Stop TB and Global Fund Expand Cooperation - picture 1

The Stop TB Partnership and the Global Fund signed a new collaboration agreement to contribute towards the goal of finding and treating an additional 1.5 million people with tuberculosis who are currently missed by health systems.

Under the TB Strategic Initiative, the Stop TB Partnership will work with national TB programs and partners in 13 countries, providing technical support through a combination of innovative approaches and best practices to remove barriers to accessing TB services, with a particular focus on key populations and vulnerable groups.

In 2016, 10.4 million people got sick with TB, an entirely preventable and curable disease. Only 6.3 million were detected and officially notified, leaving a gap of 4.1 million people who were “missed” by health systems after failing to be diagnosed, treated or reported. The result is many will die or continue to be sick and transmit the disease or, if treated with improper drugs, contribute to the growing menace of drug resistance.

The agreement is part of the TB Catalytic Investment initiative, an ambitious effort that brings together WHO, the Stop TB Partnership, the Global Fund and other implementing partners to stop the spread of TB and reach the global goal of ending TB as an epidemic by 2030.

Lucica Ditiu, Executive Director of the Stop TB Partnership, said the agreement will provide much-needed impetus to help countries begin closing gaps by finding cases of both drug-susceptible TB and drug-resistant TB.
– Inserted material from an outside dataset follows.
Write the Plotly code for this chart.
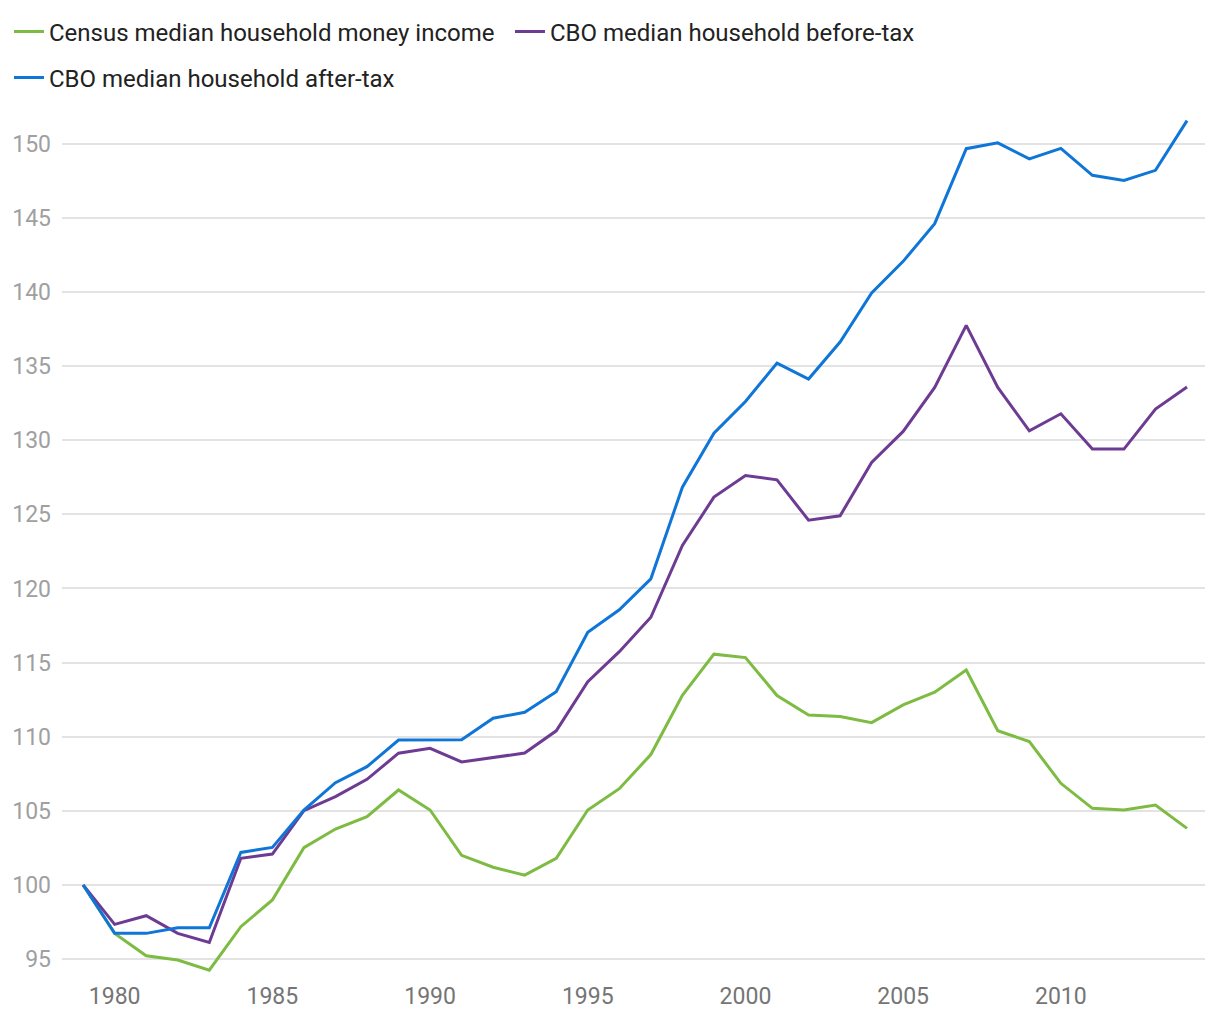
import plotly.graph_objects as go

years = list(range(1979, 2015))

census = [100, 96.74, 95.23, 94.94, 94.26, 97.19, 98.99, 102.52, 103.78, 104.61,
          106.41, 105.06, 102.0, 101.2, 100.67, 101.8, 105.06, 106.5, 108.8, 112.8,
          115.57, 115.34, 112.78, 111.47, 111.36, 110.95, 112.15, 113.0, 114.5, 110.41,
          109.67, 106.86, 105.17, 105.06, 105.4, 103.82]

cbo_before = [100, 97.35, 97.93, 96.74, 96.13, 101.8, 102.09, 105.02, 105.96, 107.13,
              108.89, 109.22, 108.3, 108.6, 108.9, 110.4, 113.72, 115.74, 118.06, 122.9,
              126.16, 127.62, 127.33, 124.6, 124.9, 128.5, 130.59, 133.56, 137.74, 133.56,
              130.63, 131.78, 129.4, 129.4, 132.1, 133.58]

cbo_after = [100, 96.74, 96.74, 97.12, 97.12, 102.2, 102.54, 105.06, 106.9, 107.98,
             109.78, 109.78, 109.8, 111.25, 111.65, 113.04, 117.05, 118.56, 120.65, 126.83,
             130.47, 132.61, 135.2, 134.12, 136.62, 139.93, 142.06, 144.6, 149.66, 150.05,
             148.97, 149.68, 147.86, 147.52, 148.2, 151.55]

series_names = ["Census median household money income",
                "CBO median household before-tax",
                "CBO median household after-tax"]
colors = ["#7dbb42", "#6e3b93", "#0f76d8"]
legend_ids = ["legend", "legend2", "legend3"]

x_ticks = [1980, 1985, 1990, 1995, 2000, 2005, 2010]
y_ticks = [95, 100, 105, 110, 115, 120, 125, 130, 135, 140, 145, 150]

W, H = 1212, 1012  # page adds an 8px body margin

fig = go.Figure()
for name, vals, col, lg in zip(series_names, [census, cbo_before, cbo_after], colors, legend_ids):
    fig.add_trace(go.Scatter(x=years, y=vals, mode="lines", name=name, legend=lg,
                             line=dict(color=col, width=3)))

legend_common = dict(orientation="h", xref="container", yref="container",
                     xanchor="left", yanchor="middle", bgcolor="rgba(0,0,0,0)",
                     font=dict(family="Roboto", size=24, color="#222222"))

fig.update_layout(
    width=W, height=H,
    paper_bgcolor="white", plot_bgcolor="white",
    font=dict(family="Roboto", size=23, color="#222222"),
    margin=dict(l=54, r=15, t=103, b=46, autoexpand=False),
    legend=dict(x=1 / W, y=1 - 24 / H, **legend_common),
    legend2=dict(x=502 / W, y=1 - 24 / H, **legend_common),
    legend3=dict(x=1 / W, y=1 - 70 / H, **legend_common),
    showlegend=True,
)
fig.update_xaxes(range=[1978.33, 2014.57], tickvals=x_ticks, showgrid=False,
                 zeroline=False, showline=False, ticks="", automargin=False,
                 ticklabelstandoff=6,
                 tickfont=dict(size=23, color="#757575"))
fig.update_yaxes(range=[94.0, 152.2], tickvals=y_ticks, showgrid=True,
                 gridcolor="#e3e3e3", gridwidth=2, zeroline=False, showline=False,
                 ticks="", automargin=False, ticklabelstandoff=10,
                 tickfont=dict(size=23, color="#a0a0a0"))

fig.write_html("out.html")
“We have set an ambitious target of finding and treating an additional 1.5 million missing cases of TB by 2019. This agreement allows us to work shoulder-to-shoulder with the Global Fund, implementers and health partners in ensuring we reach our objective,” Dr. Ditiu said.

“Missing TB cases including drug-resistant TB are major challenges in fighting the disease, and pose a serious threat to global health security,” said Marijke Wijnroks, Interim Executive Director of the Global Fund.

The TB Catalytic Investment initiative includes US$115 million in matching funds designed to support country-led programs; a US$65 million multi-country TB investment for programs focused on migrant and cross-border issues, the mining sector, refugees, improved laboratory services, and transition to domestically funded health programs; and the US$10 million TB Strategic Initiative. The 13 countries that are part of the TB Catalytic Investment initiative are Bangladesh, Democratic Republic of Congo, Indonesia, Myanmar, Nigeria, Pakistan, Philippines, South Africa, Tanzania, Ukraine, Kenya, Mozambique and India.

Some key interventions of the TB Strategic Initiative include carrying out gender and legal assessments to help remove barriers to accessing TB services, developing a handbook on best practices and innovative case-finding activities, and providing technical assistance to help countries implement Global Fund-supported interventions.

Deaths from drug-resistant TB – when tuberculosis bacteria do not respond to first-line TB drugs – now account for about one-third of all antimicrobial resistance deaths worldwide. The rise of antimicrobial resistance coincides with the growth of TB. Despite steady progress since 1990, the disease killed 1.7 million people in 2016 (including 400,000 HIV-positive people), surpassing HIV as the deadliest infectious disease globally.